Writing postmortems. After an incident has been dealt with, it’s important to learn from it. Postmortems are common in cybersecurity practice and often fall under the responsibility of an SRE. These reviews seek to answer set criteria to get to the heart of an incident and identify the root cause(s) of an issue to prevent it from happening again.
Automating other system tasks. SREs will spend significant time coding and building tools for engineers to interact with infrastructure. For instance, an SRE might generate reliability reports that consider performance over long time periods.
Cross-department collaboration. SREs don’t tend to own application code. Instead, they support multiple software divisions. This means checking in with other developers, disseminating best practices and reviewing new architectures to represent the reliability side of the equation.
As you can see above, the SRE role might blend many different activities, and keeping track of them all may be part of the job itself. Anika Mukherji, an SRE at Pinterest, shared that, at Pinterest, there is a weekly meeting where SREs share what they spent time on. For another helpful “day in the life” story, take this account of an average OpenShift SRE’s day. Nikita spends her day responding to open JIRA cards, handling incidents, pushing code to GitHub and syncing with SREs in other regions when shifts change.
Time Well Spent
So, how does an SRE allocate their time? As Curtis explained, the ideal goal is a 50/50 split between time spent in work mode and time trying to automate that work away. Of course, this is more like a sliding scale, he admits. When things are broken, attention naturally shifts toward more manual work, says Curtis. While there may be less automation upfront, the scale balances out the more you build.

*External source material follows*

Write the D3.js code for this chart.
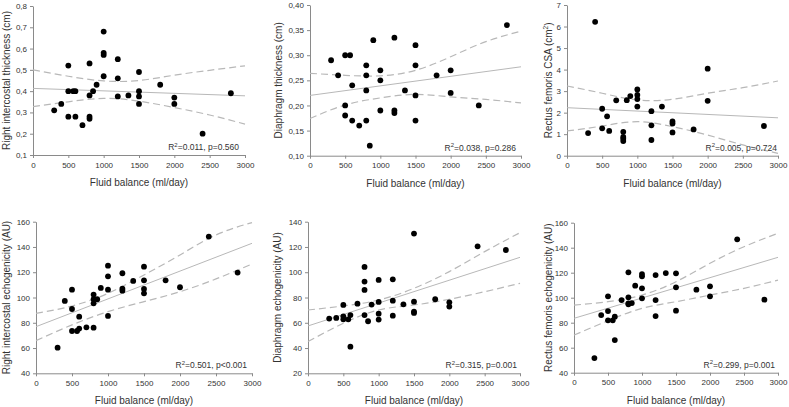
<!DOCTYPE html>
<html>
<head>
<meta charset="utf-8">
<script src="https://cdn.jsdelivr.net/npm/d3@7"></script>
<style>
  body { margin: 0; background: #fff; }
  text { font-family: "Liberation Sans", Arial, sans-serif; fill: #333; }
  .axis path, .axis line { stroke: #8a8a8a; }
  .axis text { font-size: 8px; fill: #333; }
</style>
</head>
<body>
<script>
// fluid balance ticks shared by all panels
var fluidTicks = [0, 500, 1000, 1500, 2000, 2500, 3000];
// x positions where the fit and confidence bands were read
var bandX = [0, 500, 1000, 1500, 2000, 2500, 3000];
var fitX = [0, 3000];

// right intercostal thickness
var icThickX = [300,400,500,500,500,570,600,600,700,800,800,800,800,850,900,1000,1000,1000,1000,1200,1200,1200,1350,1500,1500,1500,1500,1800,2000,2000,2400,2800];
var icThickY = [0.31,0.34,0.52,0.40,0.28,0.40,0.40,0.28,0.24,0.53,0.38,0.28,0.27,0.40,0.43,0.68,0.58,0.57,0.47,0.55,0.46,0.375,0.38,0.49,0.40,0.375,0.34,0.43,0.37,0.34,0.20,0.39];
var icThickFit = [0.413, 0.378];
var icThickUpper = [0.50, 0.47, 0.448, 0.45, 0.475, 0.498, 0.519];
var icThickLower = [0.327, 0.35, 0.366, 0.353, 0.323, 0.288, 0.245];
var icThickTicks = [0.1, 0.2, 0.3, 0.4, 0.5, 0.6, 0.7, 0.8];

// diaphragm thickness
var diaThickX = [300,400,500,500,500,570,600,600,700,800,800,800,800,850,900,1000,1000,1000,1200,1200,1200,1350,1500,1500,1500,1500,1800,2000,2000,2400,2800];
var diaThickY = [0.29,0.26,0.30,0.20,0.18,0.30,0.24,0.17,0.16,0.28,0.26,0.23,0.17,0.12,0.33,0.27,0.25,0.19,0.335,0.19,0.185,0.23,0.32,0.28,0.22,0.17,0.26,0.27,0.225,0.20,0.36];
var diaThickFit = [0.22, 0.277];
var diaThickUpper = [0.264, 0.26, 0.259, 0.27, 0.297, 0.327, 0.348];
var diaThickLower = [0.174, 0.201, 0.215, 0.222, 0.217, 0.212, 0.205];
var diaThickTicks = [0.10, 0.15, 0.20, 0.25, 0.30, 0.35, 0.40];

// rectus femoris CSA
var rfCsaX = [300,400,500,500,570,600,700,800,800,800,800,850,900,1000,1000,1000,1000,1200,1200,1200,1350,1500,1500,1500,1800,2000,2000,2800];
var rfCsaY = [1.05,6.22,2.18,1.27,1.83,1.15,2.57,1.11,0.87,0.79,0.68,2.58,2.77,3.08,2.82,2.63,2.28,2.07,1.41,0.73,2.28,1.59,1.49,1.08,1.22,4.04,2.55,1.38];
var rfCsaFit = [2.23, 1.76];
var rfCsaUpper = [3.24, 2.9, 2.59, 2.62, 2.9, 3.16, 3.47];
var rfCsaLower = [1.15, 1.38, 1.58, 1.35, 0.96, 0.5, 0.11];
var rfCsaTicks = [0, 1, 2, 3, 4, 5, 6, 7];

// right intercostal echogenicity
var icEchoX = [300,400,500,500,500,570,600,600,700,800,800,800,800,850,900,1000,1000,1000,1000,1200,1200,1200,1350,1500,1500,1500,1500,1800,2000,2400,2800];
var icEchoY = [60.3,97.3,106.2,90.9,73.5,73.5,75.4,84.8,76.4,76.1,95.4,98.6,102.3,98.6,107.6,125.2,116.8,106.2,85.4,119.2,107,105.4,113.1,124.4,113.6,106.8,103.3,113.6,108.1,148.2,119.7];
var icEchoFit = [76.9, 142.9];
var icEchoUpper = [87.5, 93.3, 103.3, 117.8, 133.7, 149.5, 159.3];
var icEchoLower = [65.9, 78.3, 88.8, 96.7, 104.6, 114.7, 126.5];
var icEchoTicks = [40, 60, 80, 100, 120, 140, 160];

// diaphragm echogenicity
var diaEchoX = [300,400,500,500,500,570,600,600,700,800,800,800,800,850,900,1000,1000,1000,1000,1200,1200,1200,1350,1500,1500,1500,1500,1800,2000,2000,2400,2800];
var diaEchoY = [63.3,63.8,74.1,65.1,62.7,62.7,66.1,41.1,75.1,104.2,92.6,86,66.1,61.2,74.4,93.9,76.5,67.2,62.5,94.4,77.5,65.6,74.6,130.6,76.7,68.8,67.8,78.6,76.2,72.8,120.5,117.6];
var diaEchoFit = [57.5, 111.8];
var diaEchoUpper = [70.1, 73.3, 78, 87.3, 100.5, 116.3, 131.3];
var diaEchoLower = [45.1, 59.6, 70.1, 74.1, 78.6, 84.6, 91.2];
var diaEchoTicks = [20, 40, 60, 80, 100, 120, 140];

// rectus femoris echogenicity
var rfEchoX = [300,400,500,500,500,570,600,600,700,800,800,800,800,850,900,1000,1000,1000,1000,1200,1200,1200,1350,1500,1500,1500,1800,2000,2000,2400,2800];
var rfEchoY = [51.7,86.1,101.1,89.3,81.9,81.9,84.8,66.1,98.1,120.3,100.3,95.5,94.7,95.7,109.6,118.9,117.1,107.5,99.5,118.1,98.1,85.3,119.7,119.5,108.3,89.6,106.4,109.1,101.1,146.7,98.4];
var rfEchoFit = [83.5, 132.3];
var rfEchoUpper = [94.1, 96.8, 102.1, 112.8, 127.5, 140.8, 151.5];
var rfEchoLower = [70.1, 81.6, 91.5, 96.8, 102.1, 107.5, 114.1];
var rfEchoTicks = [40, 60, 80, 100, 120, 140, 160];

var commaLocale = d3.formatLocale({decimal: ",", thousands: ".", grouping: [3], currency: ["", ""]});

var svg = d3.select("body")
  .append("svg")
  .attr("width", 789)
  .attr("height", 407);

// panel layout
var panels = [
  {x: icThickX, y: icThickY, fit: icThickFit, up: icThickUpper, lo: icThickLower, ticks: icThickTicks,
   xr: [33, 245], yr: [155, 6], fmt: ".1f", title: "Right intercostal thickness (cm)", tdx: -27,
   stat: ["0.011", "p=0.560"], sdx: -6},
  {x: diaThickX, y: diaThickY, fit: diaThickFit, up: diaThickUpper, lo: diaThickLower, ticks: diaThickTicks,
   xr: [310, 521], yr: [155.7, 5], fmt: ".2f", title: "Diaphragm thickness (cm)", tdx: -32,
   stat: ["0.038", "p=0.286"], sdx: -5},
  {x: rfCsaX, y: rfCsaY, fit: rfCsaFit, up: rfCsaUpper, lo: rfCsaLower, ticks: rfCsaTicks,
   xr: [567, 778], yr: [155.7, 5], fmt: "d", title: "Rectus femoris CSA (cm", sup: true, tdx: -19,
   stat: ["0.005", "p=0.724"], sdx: -1},
  {x: icEchoX, y: icEchoY, fit: icEchoFit, up: icEchoUpper, lo: icEchoLower, ticks: icEchoTicks,
   xr: [36, 252], yr: [373.3, 221.7], fmt: "d", title: "Right intercostal echogenicity (AU)", tdx: -30,
   stat: ["0.501", "p<0.001"], sdx: -5},
  {x: diaEchoX, y: diaEchoY, fit: diaEchoFit, up: diaEchoUpper, lo: diaEchoLower, ticks: diaEchoTicks,
   xr: [308, 520], yr: [373.3, 221.7], fmt: "d", title: "Diaphragm echogenicity (AU)", tdx: -31,
   stat: ["0.315", "p=0.001"], sdx: -3},
  {x: rfEchoX, y: rfEchoY, fit: rfEchoFit, up: rfEchoUpper, lo: rfEchoLower, ticks: rfEchoTicks,
   xr: [574, 778], yr: [372.7, 222.7], fmt: "d", title: "Rectus femoris echogenicity (AU)", tdx: -26,
   stat: ["0.299", "p=0.001"], sdx: -3}
];

panels.forEach(function(p) {
  var xScale = d3.scaleLinear().domain([0, 3000]).range(p.xr);
  var yScale = d3.scaleLinear()
    .domain([p.ticks[0], p.ticks[p.ticks.length - 1]])
    .range(p.yr);
  var g = svg.append("g");

  // x axis
  g.append("g")
    .attr("class", "axis")
    .attr("transform", `translate(0, ${p.yr[0]})`)
    .call(d3.axisBottom(xScale).tickValues(fluidTicks).tickFormat(d3.format("d"))
      .tickSize(3).tickSizeOuter(0).tickPadding(4));

  // y axis
  g.append("g")
    .attr("class", "axis")
    .attr("transform", `translate(${p.xr[0]}, 0)`)
    .call(d3.axisLeft(yScale).tickValues(p.ticks).tickFormat(commaLocale.format(p.fmt))
      .tickSize(3).tickSizeOuter(0).tickPadding(3));

  // confidence bands and fit line
  var band = d3.line()
    .x(function(d, i) { return xScale(bandX[i]); })
    .y(function(d) { return yScale(d); })
    .curve(d3.curveNatural);
  [p.up, p.lo].forEach(function(b) {
    g.append("path")
      .attr("d", band(b))
      .attr("fill", "none")
      .attr("stroke", "#b8b8b8")
      .attr("stroke-width", 1.2)
      .attr("stroke-dasharray", "7,4");
  });
  g.append("path")
    .attr("d", d3.line()
      .x(function(d, i) { return xScale(fitX[i]); })
      .y(function(d) { return yScale(d); })(p.fit))
    .attr("fill", "none")
    .attr("stroke", "#b8b8b8")
    .attr("stroke-width", 1);

  // points
  g.selectAll("circle")
    .data(p.y)
    .enter()
    .append("circle")
    .attr("cx", function(d, i) { return xScale(p.x[i]); })
    .attr("cy", function(d) { return yScale(d); })
    .attr("r", 2.9)
    .attr("fill", "#000");

  // x title
  g.append("text")
    .attr("x", (p.xr[0] + p.xr[1]) / 2)
    .attr("y", p.yr[0] + 31)
    .attr("text-anchor", "middle")
    .style("font-size", "10px")
    .text("Fluid balance (ml/day)");

  // y title
  var cy = (p.yr[0] + p.yr[1]) / 2;
  var yt = g.append("text")
    .attr("transform", `translate(${p.xr[0] + p.tdx}, ${cy}) rotate(-90)`)
    .attr("text-anchor", "middle")
    .attr("dy", "0.35em")
    .style("font-size", "10px");
  yt.append("tspan").text(p.title);
  if (p.sup) {
    yt.append("tspan").attr("dy", -4).style("font-size", "6.5px").text("2");
    yt.append("tspan").attr("dy", 4).text(")");
  }

  // R2 annotation
  var st = g.append("text")
    .attr("x", p.xr[1] + p.sdx)
    .attr("y", p.yr[0] - 5)
    .attr("text-anchor", "end")
    .style("font-size", "8.5px");
  st.append("tspan").text("R");
  st.append("tspan").attr("dy", -3.5).style("font-size", "6px").text("2");
  st.append("tspan").attr("dy", 3.5).text("=" + p.stat[0] + ", " + p.stat[1]);
});
</script>
</body>
</html>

This is similar at other institutions too. For example, in an interview with DZone, Paul Greig explained that half of his time is spent on service reliability upkeep and half on toil reduction. John Turner, SRE at Squarespace, said some 70% of his time is spent writing code—much of it automation code.
Who’s Fit to Be an SRE?
As mentioned above, the SRE job requires a specific attitude toward solving operational problems. Curtis described this person as “someone who hates the monotony of doing something over and over.” This person should have a drive to continuously solve new problems because as soon as you’ve automated one thing, you move on to the next, he said.
Don’t assume a role with high automation equals an easy paycheck. We’ve all heard the story of the system admin who secretly automated their job away and never told a soul. While this may fly in other roles, the job of an SRE is never finished. “You’re never going to run out of stuff to optimize,” Curtis said.

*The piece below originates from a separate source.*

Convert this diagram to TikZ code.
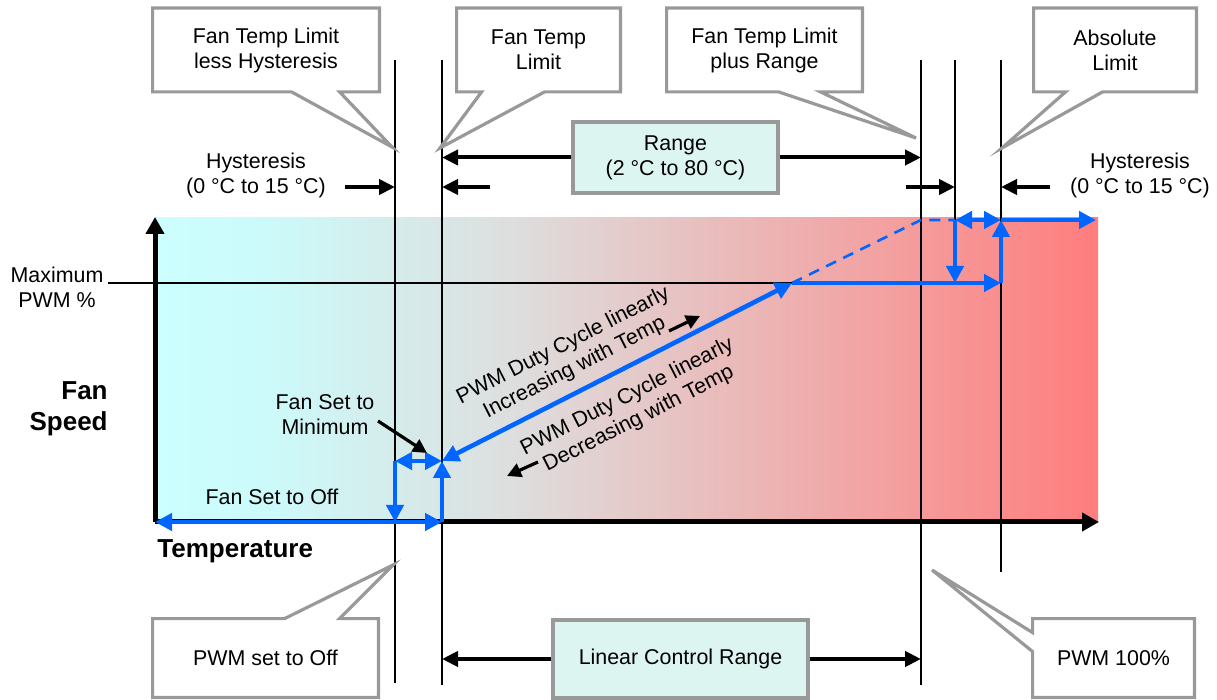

Again, the SRE role is a blend of many different activities. You will likely interface with different developer teams, too. Since the role involves this type of interaction, communications skills and understanding are a must.
Final Thoughts
The SRE practice is wide and varied—each company may have its unique flavor. Looking to the future, there are plenty of use cases for machine learning to further empower SRE practices, said Curtis. This is especially relevant in security automation, where algorithms could be trained against real attacks to flag suspicious behavior. Or, with the right amount of data, predictive analytics could be applied to anticipate high CPU peaks, informing server utilizations.
In both scenarios, Curtis stressed the importance of observability. “It really gives you the ability to look at data and to ask a question later you didn’t realize you needed to ask,” he said. This power hinges on easy data transformation to make things speak the same language. That’s why his team opted for Cribl, that allowed them to normalize that data on the fly and replay it later. “The ability to change data and morph it—that’s the power observability gives you.”